I have been busy. The last couple of weeks have been hectic. Something or the other needs attention, or so I tell myself, even as I know that mostly what really needs attention is in my mind. I have observed how much my thoughts are responsible for whatever is going-on in the external world, in my life as it unfolds but, still, I seem to be avoiding something. Tricky and discomfiting, but true. 

I understand; I am aware of how things work but feel the resistance nonetheless. I have used my mind for all sorts of tense situations this past week and I really do not want to do more mental work at this point. I’d much rather focus on Dvorak’s lost love, and listen to his heart wrenching anguish than do some deep analysis of my own thoughts. Neither am I silent enough to ‘feel’ things beyond the emotional. In such a scenario, pushing myself only succeeds in getting me to switch on the internet and play scrabble on Facebook instead. Or play detective and study the ‘crime scene’, examining unattractive floor tiles in my apartment, as I have done for the better part of this morning. 

However, this exercise has not been such a waste of time. Through a preliminary study of the photographs and reflections, I realise it is not the shadows that have much to say. They set the tone by highlighting the shoes which suggested someone could be entering, leaving or something along those lines. I know I should do some serious contemplation.
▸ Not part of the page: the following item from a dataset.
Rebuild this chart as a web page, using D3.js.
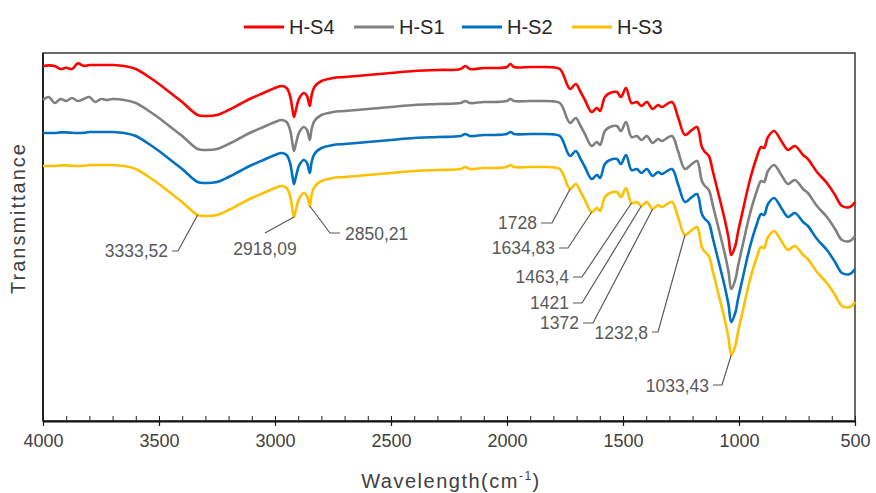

A little coaxing always helps and its amazing how in that half-asleep state, I took photos which intrigued, leading to ruminations on the granite canvas, to realise that everything was not quite under control as I had thought when I turned in, to sleep last night.

Fascinating as the subtle nuances of life can be, sometimes I just do not want to go deeper and I do get my moments of reprieve. But, then, just like with these ‘2.00 am shadows’, some unseen energy finds a way to nudge me to into paying more attention to my thoughts and not sleep-walk through life.